Egypt and the International Monetary Fund  have agreed on the main aspects of a US$4.8 billion loan and the deal will be ready for implementation by the end of May, predicted regional IMF representative Abdel Shakour Shaalan.
Shaalan, who represents Egypt, 12 Arab countries and the Maldives on the IMF board, made the remarks in Washington, DC, Tuesday to Egyptian reporters accompanying a delegation from the US Chamber of Commerce in Egypt.
However, analysts have painted a less optimistic picture.

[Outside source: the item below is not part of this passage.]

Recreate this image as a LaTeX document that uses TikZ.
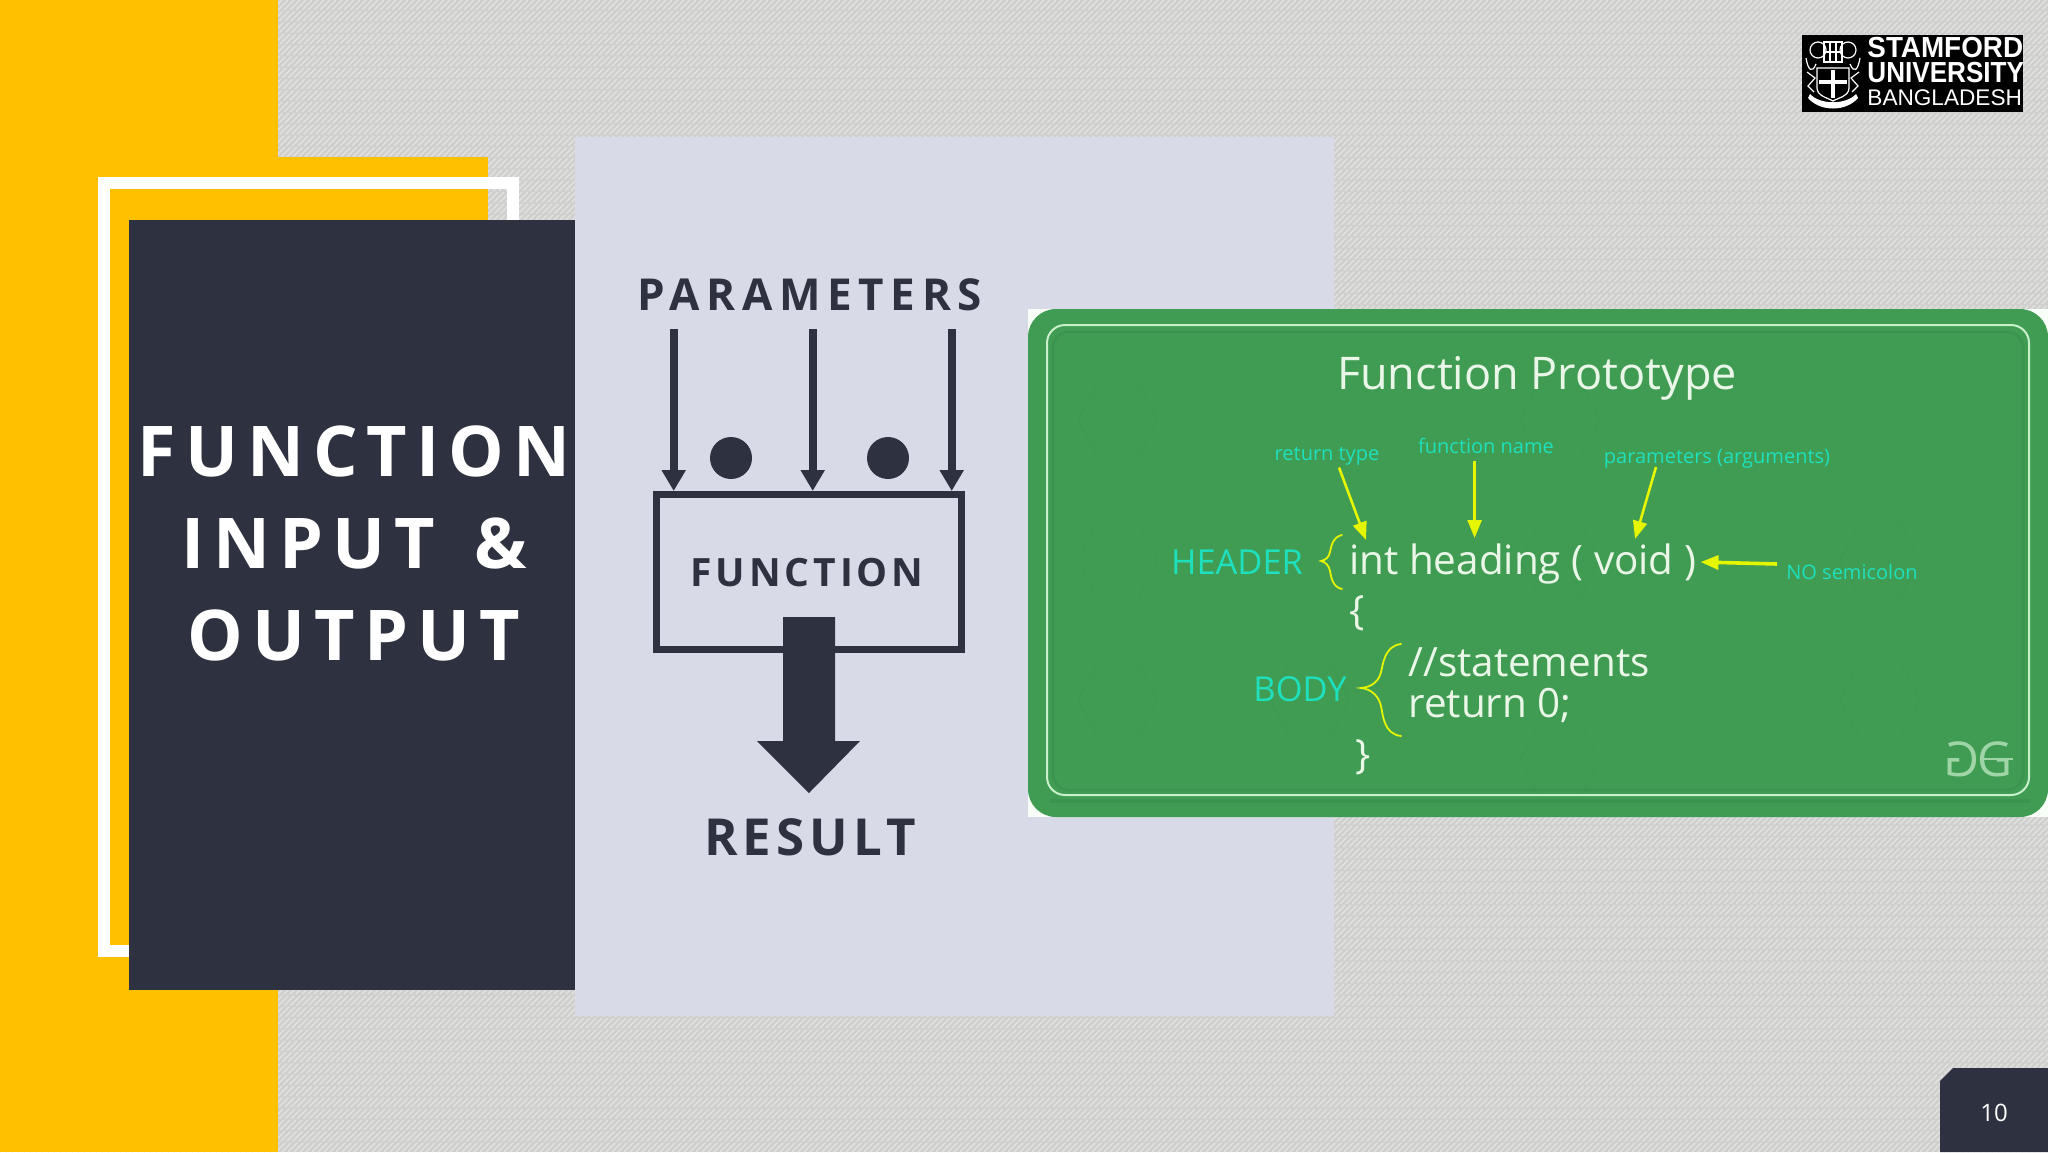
\documentclass[tikz,border=0pt]{standalone}
\usepackage{fontspec}
\setmainfont{Open Sans}
\newfontfamily\titlef[LetterSpace=13]{Open Sans Bold}
\newfontfamily\labelf[LetterSpace=15]{Open Sans Bold}
\newfontfamily\labelg[LetterSpace=10]{Open Sans Bold}
\newfontfamily\plainf{Open Sans}
\newfontfamily\logof{Liberation Sans}
\usetikzlibrary{arrows.meta,calc}
\definecolor{ink}{HTML}{2E3240}
\definecolor{gold}{HTML}{FFC000}
\definecolor{panel}{HTML}{D8DBE7}
\definecolor{paper}{HTML}{CFD0CE}
\definecolor{hatch}{HTML}{E4E4E2}
\definecolor{leaf}{HTML}{409C53}
\definecolor{leafd}{HTML}{37904A}
\definecolor{frame}{HTML}{C9EFCB}
\definecolor{aqua}{HTML}{1EE0BE}
\definecolor{lime}{HTML}{E6F500}
\definecolor{codew}{HTML}{EAF7E8}
\tikzset{
  x=0.5pt,y=-0.5pt,
  inarrow/.style={draw=ink,line width=4pt,-{Triangle[width=11.5pt,length=10.5pt]},shorten >=0pt},
  dot/.style={ink,fill=ink},
  diag/.style={inner sep=0pt},
  code/.style={font=\plainf\fontsize{20.2}{20.5}\selectfont,text=codew,inner sep=0pt,anchor=west},
  tag/.style={font=\plainf\fontsize{10}{12}\selectfont,text=aqua,inner sep=0pt},
  biglab/.style={font=\plainf\fontsize{17.2}{20}\selectfont,text=aqua,inner sep=0pt},
  yarrow/.style={draw=lime,line width=1.3pt,-{Triangle[width=7pt,length=9pt]}},
  ybrace/.style={draw=lime,line width=0.9pt,line cap=round},
  crest/.style={draw=white,line width=0.6pt},
}
\begin{document}
\begin{tikzpicture}
\useasboundingbox (0,0) rectangle (2048,1152);
% textured page
\fill[paper] (0,0) rectangle (2048,1152);
\begin{scope}
\clip (0,0) rectangle (2048,1152);
\foreach \k in {0,6,...,3220}{
  \draw[hatch,line width=0.6pt,dash pattern=on 7pt off 1pt] (\k,0) -- ++(-1152,1152);
}
\end{scope}
% left band and title card
\fill[gold] (0,0) rectangle (278,1152);
\fill[gold] (278,157) rectangle (488,220);
\fill[gold] (129,189) rectangle (278,990);
\draw[white,line width=6pt] (129,951) -- (104,951) -- (104,183) -- (513,183) -- (513,220);
\fill[panel] (575,137) rectangle (1334,1016);
\node[fill=ink,minimum width=223pt,minimum height=385pt,anchor=north west,inner sep=0pt] (card) at (129,220) {};
\node[align=center,text=white,inner sep=0pt,font=\titlef\fontsize{35}{46}\selectfont] (title) at (354,543) {FUNCTION\\INPUT\hspace{6pt} \&\\OUTPUT};
% function diagram
\node[diag,font=\labelf\fontsize{22}{26}\selectfont,text=ink] (params) at (810,295) {PARAMETERS};
\node[draw=ink,line width=3.5pt,minimum width=152.5pt,minimum height=77.5pt,inner sep=0pt,anchor=north west] (box) at (652.7,491) {};
\node[diag,font=\labelg\fontsize{19.5}{24}\selectfont,text=ink] (fname) at (807,573) {FUNCTION};
\coordinate (p1) at (673.7,329);
\coordinate (p2) at (812.7,329);
\coordinate (p3) at (951.7,329);
\draw[inarrow] (p1) -- (p1|-box.north);
\draw[inarrow] (p2) -- (p2|-box.north);
\draw[inarrow] (p3) -- (p3|-box.north);
\fill[dot] (731,458) circle[radius=10.5pt];
\fill[dot] (888,458) circle[radius=10.5pt];
\fill[ink] (783,617) -- (835,617) -- (835,741) -- (860,741) -- (809,793) -- (757,741) -- (783,741) -- cycle;
\node[diag,font=\labelg\fontsize{25.5}{30}\selectfont,text=ink] (result) at (810,837) {RESULT};
% green picture
\fill[white!85!frame] (1028,309) rectangle (2048,817);
\fill[leaf,rounded corners=14pt] (1028,309) -- (2048,309) -- (2048,817) -- (1028,817) -- cycle;
\begin{scope}
\clip[rounded corners=14pt] (1028,309) -- (2048,309) -- (2048,817) -- (1028,817) -- cycle;
\foreach \a/\b in {1118/420,1118/560,1118/700,1560/420,1560/560,1880/560,1880/700,1310/700,1560/760}{
  \draw[leafd,line width=0.4pt,opacity=0.25] (\a-40,\b) -- (\a-20,\b-38) -- (\a+20,\b-38) -- (\a+40,\b) -- (\a+20,\b+38) -- (\a-20,\b+38) -- cycle;
}
\draw[leafd,line width=2pt,opacity=0.6] (1050,801) -- (2030,801);
\draw[leafd,line width=1.5pt,opacity=0.5,rounded corners=8pt] (1053,332) -- (2023,332) -- (2023,790) -- (1053,790) -- cycle;
\end{scope}
\draw[frame,line width=1pt,rounded corners=9pt] (1047,325) -- (2029,325) -- (2029,795) -- (1047,795) -- cycle;
\node[font=\plainf\fontsize{22.5}{27}\selectfont,text=codew,inner sep=0pt] (ftitle) at (1537,378) {Function Prototype};
\node[tag] (rt) at (1327,456) {return type};
\node[tag] (fn) at (1486,446) {function name};
\node[tag] (pa) at (1717,459) {parameters (arguments)};
\node[tag] (ns) at (1852,572) {NO semicolon};
\node[biglab] (hdr) at (1237,562) {HEADER};
\node[biglab] (bdy) at (1300,689) {BODY};
\node[code] (sig) at (1349,564) {int heading ( void )};
\node[code] (op) at (1349,613) {\{};
\node[code,align=left] (st) at (1408,685) {//statements\\return 0;};
\node[code] (cl) at (1355,757) {\}};
\coordinate (a1) at (1366,540);
\coordinate (a2) at (1474.6,538);
\coordinate (a3) at (1635,539);
\coordinate (a4) at (1700.5,562);
\draw[yarrow] (1339,467.5) coordinate (rtend) -- (a1);
\draw[yarrow] (1474.6,460.7) coordinate (fnend) -- (a2);
\draw[yarrow] (1656,467) coordinate (paend) -- (a3);
\draw[yarrow,line width=1.8pt] (1777,564) coordinate (nsend) -- (a4);
\draw[ybrace] (1342,535) .. controls (1332,537) and (1331,548) .. (1330,552) .. controls (1329,557) and (1326,560) .. (1321,561) .. controls (1326,562) and (1329,566) .. (1330,571) .. controls (1331,576) and (1332,587) .. (1342,589);
\draw[ybrace] (1401,644) .. controls (1384,646) and (1383,665) .. (1381,672) .. controls (1379,681) and (1372,687) .. (1361,688) .. controls (1372,689) and (1379,697) .. (1381,706) .. controls (1383,716) and (1384,734) .. (1401,736);
% watermark
\node[inner sep=0pt,text=frame!70!leaf,font=\plainf\fontsize{24}{24}\selectfont,xscale=-1] (gl) at (1962,759) {G};
\node[inner sep=0pt,text=frame!70!leaf,font=\plainf\fontsize{24}{24}\selectfont] (gr) at (1995,759) {G};
\draw[frame!70!leaf,line width=0.9pt] (gl.west|-gl.center) -- (gr.east|-gr.center);
% logo
\fill[black] (1802,35) rectangle (2023,112);
\node[inner sep=0pt,anchor=west,text=white] (l1) at (1867,48) {\scalebox{0.96}[1]{\logof\bfseries\fontsize{14.5}{15}\selectfont STAMFORD}};
\node[inner sep=0pt,anchor=west,text=white] (l2) at (1867,73) {\scalebox{0.9}[1]{\logof\bfseries\fontsize{14.5}{15}\selectfont UNIVERSITY}};
\node[inner sep=0pt,anchor=west,text=white] (l3) at (1867,98) {\logof\fontsize{11.3}{12}\selectfont BANGLADESH};
\draw[crest] (1817,68) -- (1849,68) -- (1849,88) .. controls (1849,96) and (1838,98) .. (1833,101) .. controls (1828,98) and (1817,96) .. (1817,88) -- cycle;
\draw[crest,line width=1.6pt] (1833,70) -- (1833,98) (1819,82) -- (1847,82);
\draw[crest] (1824,42) rectangle (1842,62);
\draw[crest] (1830,42) -- (1830,62) (1836,42) -- (1836,62) (1824,52) -- (1842,52);
\draw[crest] (1818,50) circle[radius=4pt];
\draw[crest] (1848,50) circle[radius=4pt];
\draw[crest] (1806,58) .. controls (1808,70) and (1812,74) .. (1816,64);
\draw[crest] (1860,58) .. controls (1858,70) and (1854,74) .. (1850,64);
\draw[crest] (1807,72) -- (1815,78) -- (1808,86) -- (1814,92);
\draw[crest] (1859,72) -- (1851,78) -- (1858,86) -- (1852,92);
\fill[white] (1808,98) .. controls (1820,112) and (1846,112) .. (1858,98) -- (1856,94) .. controls (1846,105) and (1820,105) .. (1810,94) -- cycle;
% page number
\fill[ink] (1940,1152) -- (1940,1081) -- (1953,1068) -- (2048,1068) -- (2048,1152) -- cycle;
\node[text=white,inner sep=0pt,font=\plainf\fontsize{12}{14}\selectfont] (pg) at (1994,1113) {10};
\end{tikzpicture}
\end{document}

An independent report by investment bank EFG Hermes obtained by Al-Masry Al-Youm earlier this week said the government's draft fiscal year 2013/2014 budget "calls for a highly optimistic scenario for economic growth and public revenues."
The report said planned tax reforms in May and subsidy reforms in July make up a timeline that is "highly unlikely."
"The government is not [in] a position to introduce these various inflationary reforms (sales and stamp taxes, reduced subsidies and VAT) in a time span of only eight months, in our view, especially considering that parliamentary elections are planned for late 2013. In addition to the social and political considerations, we see the timeline as unlikely from a purely administrative/logistical perspective," the report reads.
Officials have been saying since late last year that the loan deal was nearing completion, although IMF delegates left Cairo earlier this month with no agreement.
In December, an initial agreement failed after President Mohamed Morsi rescinded a package of tax increases.
Shaalan said Cairo could initially receive the first $2 billion of the loan, with the remainder paid in three phases. The proposed loan would be repaid over three years with a nominal interest rate of 1.1-1.5 percent.
Speaking about the loan conditions the IMF presented, Shaalan said, “It is the whole reform program the Egyptian government had introduced, especially in relation to lifting petroleum subsidies, which starts in the beginning of July, as well as decreasing the general budget’s deficit from 12 percent to 9 percent, liberating trade, preventing restrictions on exports and imports, fewer protectionist measures, and liberating the price of the Egyptian pound against the US dollar .”
Shaalan urged the Egyptian government to reform subsidy policies to ensure the aid reaches those most in need.
Concerning the IMF’s request for changes to Egypt’s sales tax brackets, Shalaan said both sides had already agreed to unify sales taxes and raise them closer to 10 percent.